Roads and TrailsU.S. Highway 85 which follows the Rio Grande from El Paso through neighboring Las Cruces and on to Santa Fe, N.M., is America´s oldest road. It follows, in part, the original Spanish Camino Real--Royal Road- connecting Mexico City, the capital of New Spain, with Santa Fe, the capital of New Mexico, which was settled in 1610 and is the oldest capital in the United States. The road ran north from Chihuahua City, Mexico, through the "Pass of the North," which is now the city of Juarez, Mexico and El Paso, Tex.
Opened by Friar Rodriguez in 1581, Camino Real was travelled by Espejo the following year and then in 1598 Onate led his colonists over the route to Santa Fe. Eighty-two years later descendants of Onate´s colonists returned over the route in a flight for their lives when the northern pueblos revolted against Spain in 1680.
It is believed that Cabeza de Vaca, who walked from Florida to California circa 1536, passed through Mesilla, which is located three miles southwest of Las Cruces.
Some Southwest historians hold that Cabeza de Vaca´s route brought him northwest from San Angelo, Tex., along the Pecos River to a point north of Carlsbad, N.M. Then his path led north of the Guadalupe Mountains, south of the Sacramento Mountains which form the visible east boundary of White Sands Missile Range, and then west through Fort Bliss´ Orogrande Missile Range to the site that is now WSMR headquarters building.
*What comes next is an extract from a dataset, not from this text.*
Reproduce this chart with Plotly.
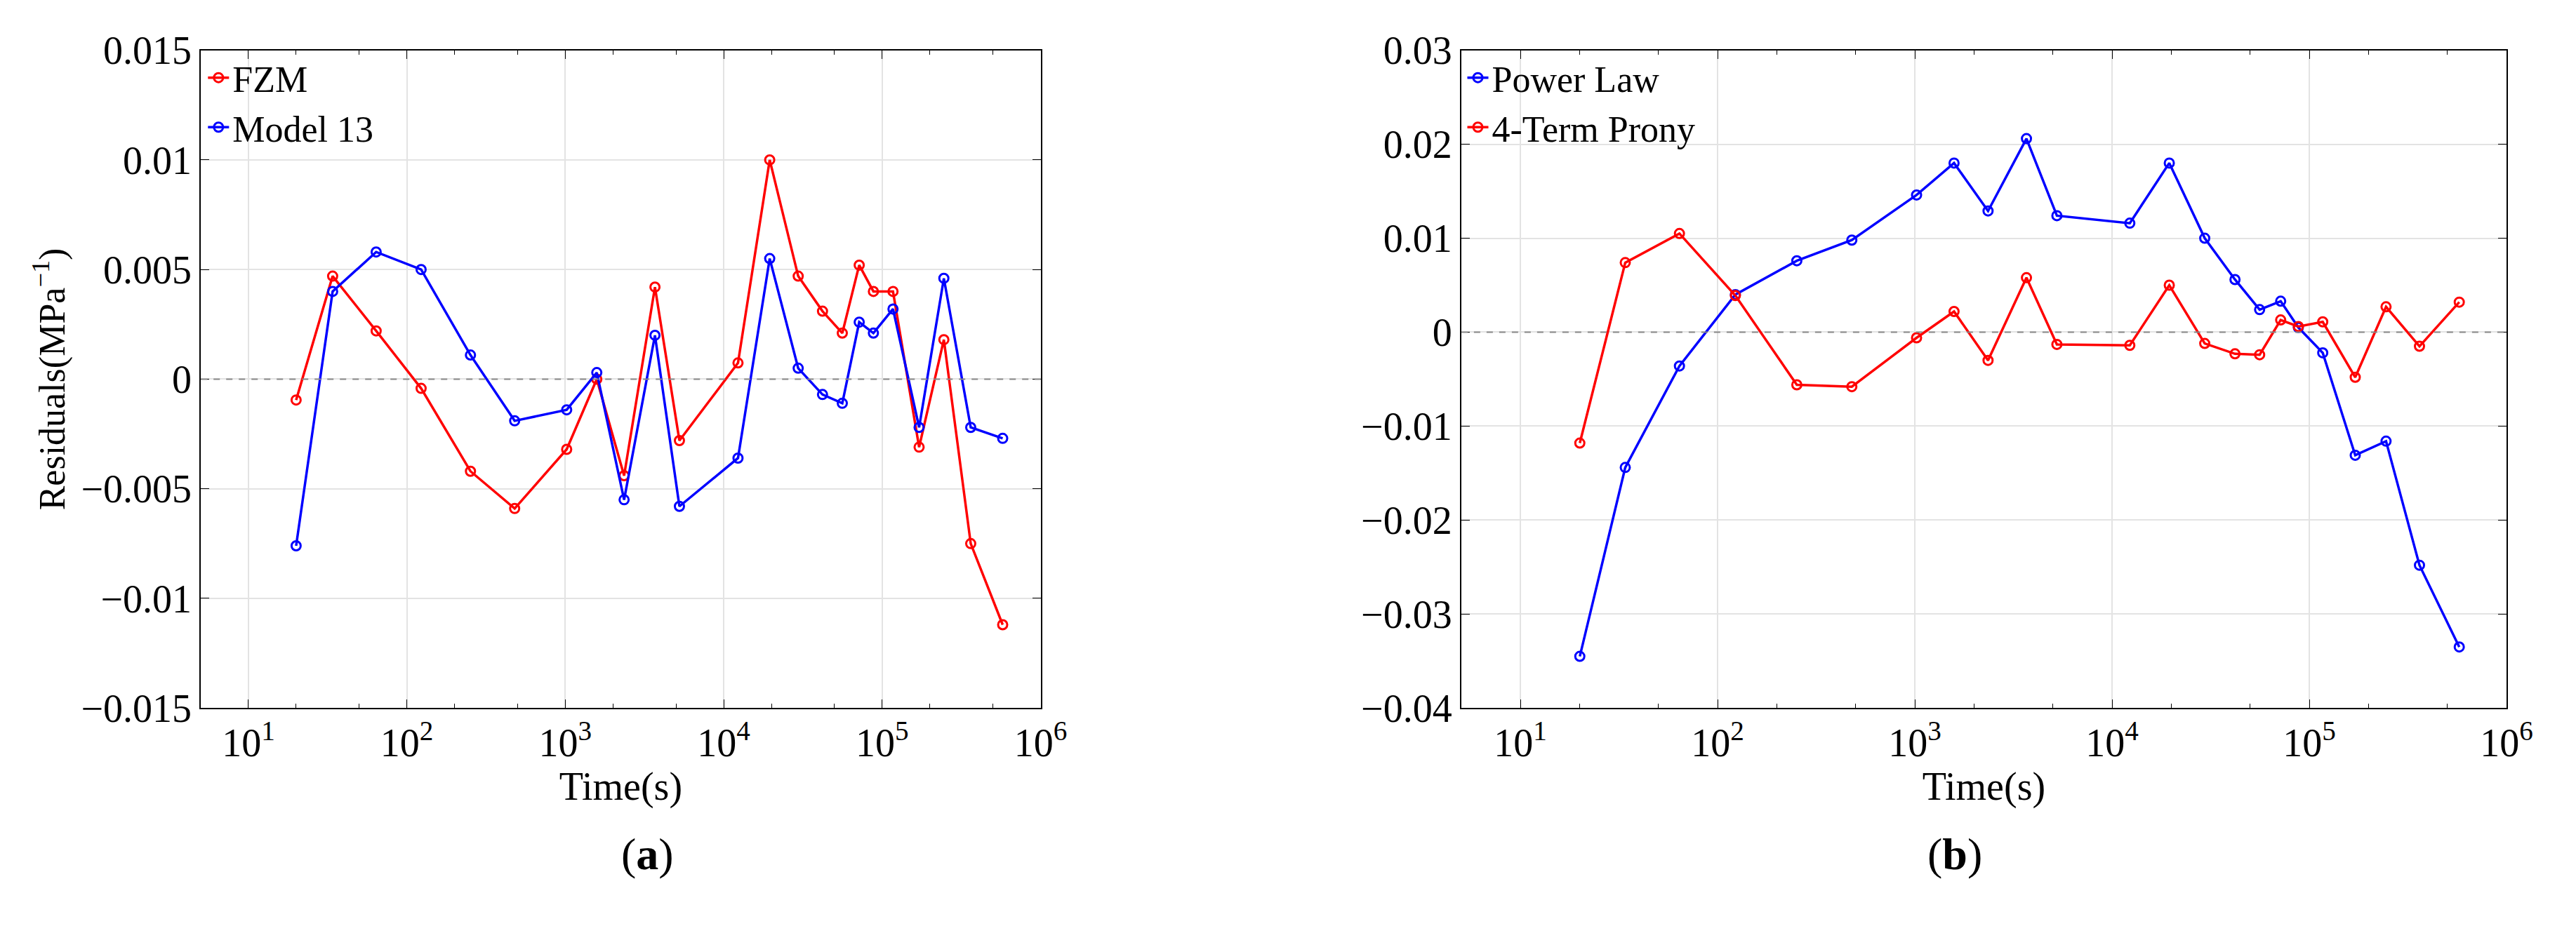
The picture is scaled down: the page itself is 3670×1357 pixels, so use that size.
import plotly.graph_objects as go
from plotly.subplots import make_subplots

# tiempos de medida (s)
tiempo = [20, 34, 64, 123, 252, 479, 1020, 1580, 2350, 3680, 5250, 12300, 19500,
          29500, 42000, 56000, 71600, 88000, 117000, 171000, 245000, 362000, 576000]

# panel (a)
fzm = [-0.00095, 0.0047, 0.0022, -0.00042, -0.0042, -0.0059, -0.0032, 0.0, -0.0044,
       0.0042, -0.0028, 0.00074, 0.010, 0.0047, 0.0031, 0.0021, 0.0052, 0.0040,
       0.0040, -0.0031, 0.0018, -0.0075, -0.0112]
model13 = [-0.0076, 0.0040, 0.0058, 0.0050, 0.0011, -0.0019, -0.0014, 0.0003, -0.0055,
           0.0020, -0.0058, -0.0036, 0.0055, 0.0005, -0.0007, -0.0011, 0.0026, 0.0021,
           0.0032, -0.0022, 0.0046, -0.0022, -0.0027]

# panel (b)
power_law = [-0.0345, -0.0144, -0.0036, 0.0040, 0.0076, 0.0098, 0.0146, 0.0180, 0.0129,
             0.0206, 0.0124, 0.0116, 0.0180, 0.0100, 0.0056, 0.0024, 0.0033, 0.0005,
             -0.0022, -0.0131, -0.0116, -0.0248, -0.0335]
prony = [-0.0118, 0.0074, 0.0105, 0.0039, -0.0056, -0.0058, -0.0006, 0.0022, -0.0030,
         0.0058, -0.0013, -0.0014, 0.0050, -0.0012, -0.0023, -0.0024, 0.0013, 0.0006,
         0.0011, -0.0048, 0.0027, -0.0015, 0.0032]

decadas = [10, 100, 1000, 10000, 100000, 1000000]
etiquetas_x = ["10<sup>%d</sup>" % i for i in range(1, 7)]

FUENTE = "Liberation Serif"
ROJO = "#ff0000"
AZUL = "#0000ff"

fig = make_subplots(rows=1, cols=2, horizontal_spacing=0.165)


def serie(x, y, nombre, color, leyenda):
    return go.Scatter(x=x, y=y, mode="lines+markers", name=nombre, legend=leyenda,
                      line=dict(color=color, width=3.5),
                      marker=dict(symbol="circle-open", size=13, color=color,
                                  line=dict(width=3, color=color)))


fig.add_trace(serie(tiempo, fzm, "FZM", ROJO, "legend"), row=1, col=1)
fig.add_trace(serie(tiempo, model13, "Model 13", AZUL, "legend"), row=1, col=1)
fig.add_trace(serie(tiempo, power_law, "Power Law", AZUL, "legend2"), row=1, col=2)
fig.add_trace(serie(tiempo, prony, "4-Term Prony", ROJO, "legend2"), row=1, col=2)

ejes_x = dict(type="log", range=[0.7, 6], tickvals=decadas, ticktext=etiquetas_x,
              showline=True, linecolor="black", linewidth=2, mirror="ticks",
              ticks="inside", ticklen=12, tickcolor="black",
              minor=dict(ticks="inside", ticklen=6, tickcolor="black", showgrid=False),
              showgrid=True, gridcolor="#e3e3e3", gridwidth=2, zeroline=False,
              title=dict(text="Time(s)", standoff=8, font=dict(size=56, family=FUENTE)),
              tickfont=dict(size=56, family=FUENTE))
ejes_y = dict(showline=True, linecolor="black", linewidth=2, mirror="ticks",
              ticks="inside", ticklen=12, tickcolor="black",
              showgrid=True, gridcolor="#e3e3e3", gridwidth=2, zeroline=False,
              tickfont=dict(size=56, family=FUENTE))

fig.update_xaxes(**ejes_x)
fig.update_xaxes(domain=[0.0766, 0.406], row=1, col=1)
fig.update_xaxes(domain=[0.571, 0.981], row=1, col=2)
fig.update_yaxes(**ejes_y)
fig.update_yaxes(range=[-0.015, 0.015], dtick=0.005, domain=[0.25, 0.974],
                 title=dict(text="Residuals(MPa<sup>−1</sup>)", standoff=6,
                            font=dict(size=52, family=FUENTE)), row=1, col=1)
fig.update_yaxes(range=[-0.04, 0.03], dtick=0.01, domain=[0.25, 0.974], row=1, col=2)

# linea de cero discontinua
for col in (1, 2):
    fig.add_hline(y=0, line=dict(color="#888888", width=2, dash="dash"), row=1, col=col)

fig.add_annotation(text="(<b>a</b>)", x=0.241, y=0.06, xref="paper", yref="paper",
                   showarrow=False, font=dict(size=64, family=FUENTE, color="black"))
fig.add_annotation(text="(<b>b</b>)", x=0.776, y=0.06, xref="paper", yref="paper",
                   showarrow=False, font=dict(size=64, family=FUENTE, color="black"))

fig.update_layout(
    width=3670, height=1357,
    paper_bgcolor="white", plot_bgcolor="white",
    margin=dict(l=0, r=0, t=0, b=0),
    font=dict(family=FUENTE, size=56, color="black"),
    legend=dict(x=0.078, y=0.975, xanchor="left", yanchor="top", bgcolor="rgba(0,0,0,0)",
                font=dict(size=52, family=FUENTE), tracegroupgap=0),
    legend2=dict(x=0.572, y=0.975, xanchor="left", yanchor="top", bgcolor="rgba(0,0,0,0)",
                 font=dict(size=52, family=FUENTE), tracegroupgap=0),
)

fig.write_html("out.html")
From there, the path crossed the Organ Mountains at San Augustin Pass and followed along the west side of the San Andres Mountains into Jornada del Muerto.
From Jornada del Muerto, so some historians theorize, Cabeza de Vaca crossed the Rio Grande above Socorro, N.M., and crossed the Continental Divide to what was later called "Pie Town," near the Arizona border.
The early Spanish explorers and settlers apparently preferred the area around Santa Fe. For many years, the Dona Ana area remained only a stage-stop on Camino Real between Mexico City and Santa Fe.
Access to this southwestern region from the United States was by way of the Santa Fe Road which was surveyed from Fort Osage, Mo., to Santa Fe in 1827 with funds provided by Congress. Traders and adventurers then followed Camino Real south to Chihuahua City. Possibly the first American to traverse the Santa Fe-Chihuahua City link was Lieutenant Zebulon M. Pike of the U.S. Army who was taken to Chihuahua City as a prisoner of the Spaniards in 1803. (Pike was identified in Missouri as Montgomery Z., and in Colorado as Zebulon M.).
In 1846, General Kearny led Federal troops to Santa Fe over the Santa Fe Trail and annexed New Mexico bloodlessly as a territory of the United States. After the annexation, he proceeded west to California leading his main body over the Gila Trail from Santa Fe. Lieutenant Colonel Cook, in command of General Kearny´s wagon train, chose the route crossing Jornada del Muerto to Rincon, N.M., and on to Deming, thus pioneering what became the first wagon road to the West Coast. This is the general route followed today by U.S. Highways 70-80-84.